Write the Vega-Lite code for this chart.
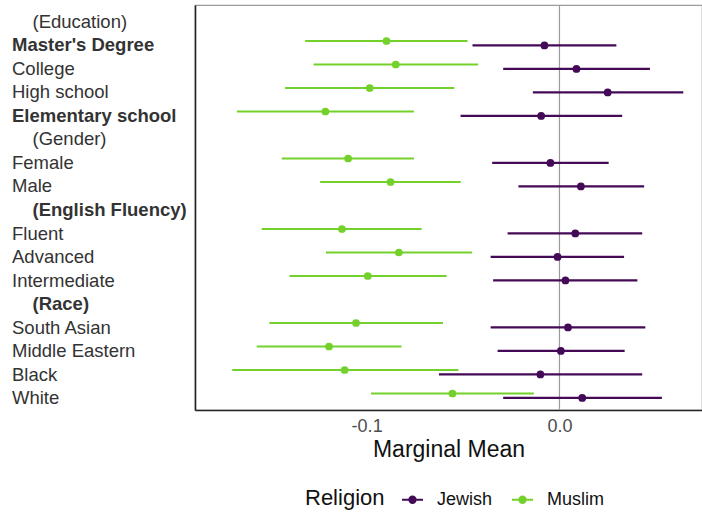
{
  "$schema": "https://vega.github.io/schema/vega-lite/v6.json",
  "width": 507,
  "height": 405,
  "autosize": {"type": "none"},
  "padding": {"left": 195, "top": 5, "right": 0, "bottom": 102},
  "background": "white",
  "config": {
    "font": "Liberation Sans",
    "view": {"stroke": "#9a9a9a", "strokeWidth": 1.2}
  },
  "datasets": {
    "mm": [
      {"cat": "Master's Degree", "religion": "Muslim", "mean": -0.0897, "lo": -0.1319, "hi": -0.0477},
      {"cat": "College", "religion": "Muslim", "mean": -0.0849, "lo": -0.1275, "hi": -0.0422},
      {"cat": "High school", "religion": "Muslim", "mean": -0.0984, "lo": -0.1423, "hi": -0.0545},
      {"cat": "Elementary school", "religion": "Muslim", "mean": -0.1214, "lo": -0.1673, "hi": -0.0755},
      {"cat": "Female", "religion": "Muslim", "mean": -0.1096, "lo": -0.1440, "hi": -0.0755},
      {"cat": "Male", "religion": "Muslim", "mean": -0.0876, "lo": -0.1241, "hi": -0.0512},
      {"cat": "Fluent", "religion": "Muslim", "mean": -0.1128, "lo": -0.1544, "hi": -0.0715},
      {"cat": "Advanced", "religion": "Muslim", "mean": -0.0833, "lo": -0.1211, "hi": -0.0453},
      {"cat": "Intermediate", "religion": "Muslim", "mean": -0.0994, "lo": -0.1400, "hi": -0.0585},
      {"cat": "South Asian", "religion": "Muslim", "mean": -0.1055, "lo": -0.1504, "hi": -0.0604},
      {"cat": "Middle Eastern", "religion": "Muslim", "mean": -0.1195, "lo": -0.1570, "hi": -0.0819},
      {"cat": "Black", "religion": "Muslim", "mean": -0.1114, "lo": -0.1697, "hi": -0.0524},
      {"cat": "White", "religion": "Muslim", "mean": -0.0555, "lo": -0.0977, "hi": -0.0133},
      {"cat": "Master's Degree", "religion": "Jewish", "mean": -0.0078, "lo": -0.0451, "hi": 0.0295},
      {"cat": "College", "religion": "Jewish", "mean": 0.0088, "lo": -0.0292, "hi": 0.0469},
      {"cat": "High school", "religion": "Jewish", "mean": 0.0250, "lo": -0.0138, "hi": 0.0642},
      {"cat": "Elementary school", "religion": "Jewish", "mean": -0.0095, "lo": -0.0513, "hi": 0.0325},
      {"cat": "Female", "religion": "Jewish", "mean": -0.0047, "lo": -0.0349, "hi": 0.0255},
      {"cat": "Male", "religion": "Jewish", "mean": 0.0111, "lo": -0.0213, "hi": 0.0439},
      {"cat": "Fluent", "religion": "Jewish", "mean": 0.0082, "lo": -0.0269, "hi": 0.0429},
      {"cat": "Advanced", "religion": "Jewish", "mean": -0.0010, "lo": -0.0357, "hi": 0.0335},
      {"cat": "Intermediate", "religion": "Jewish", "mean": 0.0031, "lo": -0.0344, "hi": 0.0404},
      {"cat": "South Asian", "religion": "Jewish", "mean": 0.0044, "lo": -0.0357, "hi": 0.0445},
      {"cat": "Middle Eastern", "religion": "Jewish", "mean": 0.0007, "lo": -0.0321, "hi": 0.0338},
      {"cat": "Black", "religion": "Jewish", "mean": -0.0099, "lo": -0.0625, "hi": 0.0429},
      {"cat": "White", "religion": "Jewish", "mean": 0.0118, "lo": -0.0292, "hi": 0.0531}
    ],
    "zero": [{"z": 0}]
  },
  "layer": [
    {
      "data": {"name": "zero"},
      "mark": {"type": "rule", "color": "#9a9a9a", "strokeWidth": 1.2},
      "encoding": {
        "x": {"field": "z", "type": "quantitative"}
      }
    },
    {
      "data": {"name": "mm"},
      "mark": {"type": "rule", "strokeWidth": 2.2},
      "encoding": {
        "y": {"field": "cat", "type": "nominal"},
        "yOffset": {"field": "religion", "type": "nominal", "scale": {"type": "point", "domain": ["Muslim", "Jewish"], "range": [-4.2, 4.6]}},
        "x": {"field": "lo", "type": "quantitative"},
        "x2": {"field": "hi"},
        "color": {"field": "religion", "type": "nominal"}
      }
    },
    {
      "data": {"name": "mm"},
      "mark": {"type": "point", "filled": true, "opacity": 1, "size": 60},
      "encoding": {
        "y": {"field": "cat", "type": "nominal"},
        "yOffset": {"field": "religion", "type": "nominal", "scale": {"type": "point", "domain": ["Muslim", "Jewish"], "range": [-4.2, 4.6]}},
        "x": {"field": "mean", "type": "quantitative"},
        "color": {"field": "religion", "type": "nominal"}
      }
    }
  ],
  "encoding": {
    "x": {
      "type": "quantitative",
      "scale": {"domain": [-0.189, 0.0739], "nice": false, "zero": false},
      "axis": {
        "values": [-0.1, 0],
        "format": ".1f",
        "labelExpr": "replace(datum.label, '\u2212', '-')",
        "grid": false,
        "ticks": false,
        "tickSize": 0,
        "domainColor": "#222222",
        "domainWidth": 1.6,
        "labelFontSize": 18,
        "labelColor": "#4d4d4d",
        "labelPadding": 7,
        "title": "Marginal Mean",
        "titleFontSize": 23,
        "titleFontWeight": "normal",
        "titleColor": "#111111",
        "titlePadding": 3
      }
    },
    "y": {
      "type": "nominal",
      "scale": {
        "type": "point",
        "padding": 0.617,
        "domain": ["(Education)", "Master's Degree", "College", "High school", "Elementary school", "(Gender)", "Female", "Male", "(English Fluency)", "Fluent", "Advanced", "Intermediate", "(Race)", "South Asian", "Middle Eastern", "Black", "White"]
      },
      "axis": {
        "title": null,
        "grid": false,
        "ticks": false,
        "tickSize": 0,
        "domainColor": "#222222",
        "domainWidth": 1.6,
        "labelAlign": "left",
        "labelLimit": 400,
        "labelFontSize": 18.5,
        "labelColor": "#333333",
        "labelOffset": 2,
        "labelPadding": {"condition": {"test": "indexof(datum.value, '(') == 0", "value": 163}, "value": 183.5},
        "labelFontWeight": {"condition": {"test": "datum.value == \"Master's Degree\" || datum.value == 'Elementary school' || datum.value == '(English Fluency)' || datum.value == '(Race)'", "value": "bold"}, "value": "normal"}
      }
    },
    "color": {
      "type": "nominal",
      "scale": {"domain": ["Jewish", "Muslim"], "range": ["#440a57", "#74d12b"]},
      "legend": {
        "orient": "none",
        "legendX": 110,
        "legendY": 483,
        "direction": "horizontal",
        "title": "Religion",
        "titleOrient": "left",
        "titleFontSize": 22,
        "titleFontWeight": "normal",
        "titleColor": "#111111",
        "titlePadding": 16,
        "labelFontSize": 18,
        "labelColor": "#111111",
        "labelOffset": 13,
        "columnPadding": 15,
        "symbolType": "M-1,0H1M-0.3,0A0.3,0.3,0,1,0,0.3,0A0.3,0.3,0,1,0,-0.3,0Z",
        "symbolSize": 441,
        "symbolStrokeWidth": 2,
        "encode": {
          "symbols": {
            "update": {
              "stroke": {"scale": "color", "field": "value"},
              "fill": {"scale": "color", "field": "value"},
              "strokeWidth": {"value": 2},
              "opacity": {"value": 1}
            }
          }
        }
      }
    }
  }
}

==

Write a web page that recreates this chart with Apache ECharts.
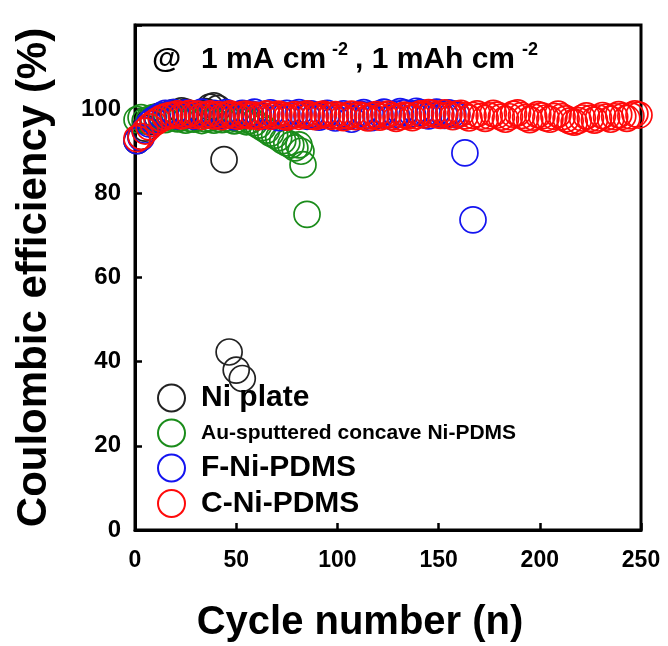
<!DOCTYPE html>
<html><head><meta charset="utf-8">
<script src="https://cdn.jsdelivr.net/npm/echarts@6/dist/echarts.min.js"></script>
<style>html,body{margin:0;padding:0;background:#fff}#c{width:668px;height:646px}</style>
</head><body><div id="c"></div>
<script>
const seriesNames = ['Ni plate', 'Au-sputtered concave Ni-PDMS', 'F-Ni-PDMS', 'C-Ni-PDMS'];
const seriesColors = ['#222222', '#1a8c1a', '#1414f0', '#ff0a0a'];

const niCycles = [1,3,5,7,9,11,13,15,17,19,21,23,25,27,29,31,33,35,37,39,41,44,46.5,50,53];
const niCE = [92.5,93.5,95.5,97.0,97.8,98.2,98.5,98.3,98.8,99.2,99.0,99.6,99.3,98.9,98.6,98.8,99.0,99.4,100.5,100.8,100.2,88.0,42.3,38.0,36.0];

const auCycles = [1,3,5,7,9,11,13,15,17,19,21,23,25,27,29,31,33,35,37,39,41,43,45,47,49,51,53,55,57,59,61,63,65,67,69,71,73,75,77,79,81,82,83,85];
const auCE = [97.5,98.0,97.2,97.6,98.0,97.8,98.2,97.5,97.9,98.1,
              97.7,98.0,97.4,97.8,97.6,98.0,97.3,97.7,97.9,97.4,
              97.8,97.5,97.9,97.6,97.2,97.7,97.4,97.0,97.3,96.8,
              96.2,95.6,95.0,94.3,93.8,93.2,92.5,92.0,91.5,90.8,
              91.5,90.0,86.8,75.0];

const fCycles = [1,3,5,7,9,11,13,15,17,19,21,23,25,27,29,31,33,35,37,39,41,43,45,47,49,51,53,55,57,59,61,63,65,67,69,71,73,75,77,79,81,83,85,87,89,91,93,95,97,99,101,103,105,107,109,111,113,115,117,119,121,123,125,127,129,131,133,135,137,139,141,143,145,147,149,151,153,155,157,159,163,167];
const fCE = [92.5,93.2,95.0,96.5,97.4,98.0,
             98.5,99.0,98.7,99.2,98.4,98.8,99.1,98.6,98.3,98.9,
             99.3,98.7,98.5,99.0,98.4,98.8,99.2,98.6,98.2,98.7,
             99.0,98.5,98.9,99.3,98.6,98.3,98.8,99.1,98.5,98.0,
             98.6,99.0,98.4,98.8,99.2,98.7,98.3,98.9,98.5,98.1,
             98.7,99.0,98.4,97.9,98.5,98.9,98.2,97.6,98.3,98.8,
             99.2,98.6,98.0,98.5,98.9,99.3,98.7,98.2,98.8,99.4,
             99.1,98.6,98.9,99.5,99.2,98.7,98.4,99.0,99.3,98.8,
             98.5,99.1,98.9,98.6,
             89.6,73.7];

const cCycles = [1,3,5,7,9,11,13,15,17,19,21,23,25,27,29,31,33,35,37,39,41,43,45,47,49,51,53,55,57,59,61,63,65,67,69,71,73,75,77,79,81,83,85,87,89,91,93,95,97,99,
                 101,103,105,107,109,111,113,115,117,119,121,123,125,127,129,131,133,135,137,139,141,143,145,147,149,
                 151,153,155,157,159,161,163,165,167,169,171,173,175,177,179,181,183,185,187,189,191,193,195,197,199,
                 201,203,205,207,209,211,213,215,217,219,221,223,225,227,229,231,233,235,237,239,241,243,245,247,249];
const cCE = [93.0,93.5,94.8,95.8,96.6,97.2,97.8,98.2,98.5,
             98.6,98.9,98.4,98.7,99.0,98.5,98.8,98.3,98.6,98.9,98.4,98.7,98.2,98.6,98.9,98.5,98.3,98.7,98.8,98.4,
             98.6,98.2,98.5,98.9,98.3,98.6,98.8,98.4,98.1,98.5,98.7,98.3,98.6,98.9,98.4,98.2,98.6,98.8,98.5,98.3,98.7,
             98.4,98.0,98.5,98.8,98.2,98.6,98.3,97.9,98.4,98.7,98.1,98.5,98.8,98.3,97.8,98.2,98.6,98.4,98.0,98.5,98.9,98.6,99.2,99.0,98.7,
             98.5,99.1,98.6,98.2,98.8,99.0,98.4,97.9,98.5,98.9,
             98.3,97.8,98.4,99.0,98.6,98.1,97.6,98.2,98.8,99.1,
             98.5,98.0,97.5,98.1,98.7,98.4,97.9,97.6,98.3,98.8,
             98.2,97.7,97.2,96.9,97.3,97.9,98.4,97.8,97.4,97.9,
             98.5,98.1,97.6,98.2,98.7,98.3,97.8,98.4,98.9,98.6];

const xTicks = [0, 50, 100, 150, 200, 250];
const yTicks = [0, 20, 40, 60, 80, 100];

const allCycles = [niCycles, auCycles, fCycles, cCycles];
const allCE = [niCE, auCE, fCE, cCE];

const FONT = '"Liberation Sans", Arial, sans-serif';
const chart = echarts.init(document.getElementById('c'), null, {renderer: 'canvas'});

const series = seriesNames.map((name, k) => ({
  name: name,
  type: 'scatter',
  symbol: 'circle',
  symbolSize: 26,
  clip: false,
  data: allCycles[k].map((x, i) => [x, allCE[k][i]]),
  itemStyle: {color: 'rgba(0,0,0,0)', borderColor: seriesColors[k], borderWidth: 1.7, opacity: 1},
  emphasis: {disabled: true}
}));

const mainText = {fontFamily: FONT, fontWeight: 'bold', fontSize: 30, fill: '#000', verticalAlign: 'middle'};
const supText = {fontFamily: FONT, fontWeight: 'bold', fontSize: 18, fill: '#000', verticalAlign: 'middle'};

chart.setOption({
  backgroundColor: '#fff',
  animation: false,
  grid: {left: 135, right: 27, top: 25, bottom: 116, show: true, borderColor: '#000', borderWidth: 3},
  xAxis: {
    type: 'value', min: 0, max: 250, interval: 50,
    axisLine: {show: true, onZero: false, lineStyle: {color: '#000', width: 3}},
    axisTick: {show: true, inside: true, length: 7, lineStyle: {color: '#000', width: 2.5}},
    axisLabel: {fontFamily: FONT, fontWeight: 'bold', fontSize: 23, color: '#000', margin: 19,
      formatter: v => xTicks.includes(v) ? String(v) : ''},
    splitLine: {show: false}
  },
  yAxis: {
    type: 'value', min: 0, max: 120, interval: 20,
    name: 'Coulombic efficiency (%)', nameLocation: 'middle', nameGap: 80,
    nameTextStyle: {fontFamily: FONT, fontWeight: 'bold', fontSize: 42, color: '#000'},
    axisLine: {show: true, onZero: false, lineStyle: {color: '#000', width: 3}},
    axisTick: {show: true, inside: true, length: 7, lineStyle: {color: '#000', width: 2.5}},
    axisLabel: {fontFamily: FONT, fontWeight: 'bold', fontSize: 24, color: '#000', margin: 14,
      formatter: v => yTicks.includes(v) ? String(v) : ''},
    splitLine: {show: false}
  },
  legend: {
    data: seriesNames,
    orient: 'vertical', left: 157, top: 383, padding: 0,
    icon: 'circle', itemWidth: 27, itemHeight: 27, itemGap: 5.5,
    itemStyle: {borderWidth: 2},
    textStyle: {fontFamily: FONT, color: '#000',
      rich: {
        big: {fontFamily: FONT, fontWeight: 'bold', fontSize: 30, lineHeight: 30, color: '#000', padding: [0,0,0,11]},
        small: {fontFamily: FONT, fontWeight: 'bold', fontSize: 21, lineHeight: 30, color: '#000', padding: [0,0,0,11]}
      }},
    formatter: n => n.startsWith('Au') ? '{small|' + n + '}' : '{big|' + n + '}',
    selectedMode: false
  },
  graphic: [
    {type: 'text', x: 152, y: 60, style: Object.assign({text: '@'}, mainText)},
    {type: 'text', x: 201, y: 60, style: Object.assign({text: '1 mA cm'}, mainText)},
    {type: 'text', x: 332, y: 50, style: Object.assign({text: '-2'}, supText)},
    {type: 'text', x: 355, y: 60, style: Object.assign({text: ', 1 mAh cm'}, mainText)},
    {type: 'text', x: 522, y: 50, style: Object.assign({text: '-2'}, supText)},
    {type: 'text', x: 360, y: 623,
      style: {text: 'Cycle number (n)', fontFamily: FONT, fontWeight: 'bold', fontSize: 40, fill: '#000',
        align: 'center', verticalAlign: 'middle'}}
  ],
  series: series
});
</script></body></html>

---

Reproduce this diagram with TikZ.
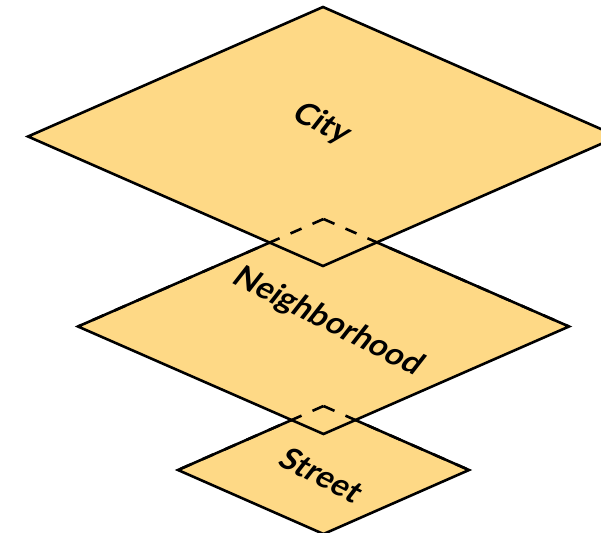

__GIVEN INSTRUCTION__
Among the entries above, how many lines include the word "this"? Reply with the number only.

__REPLY TO THE EXERCISE__
3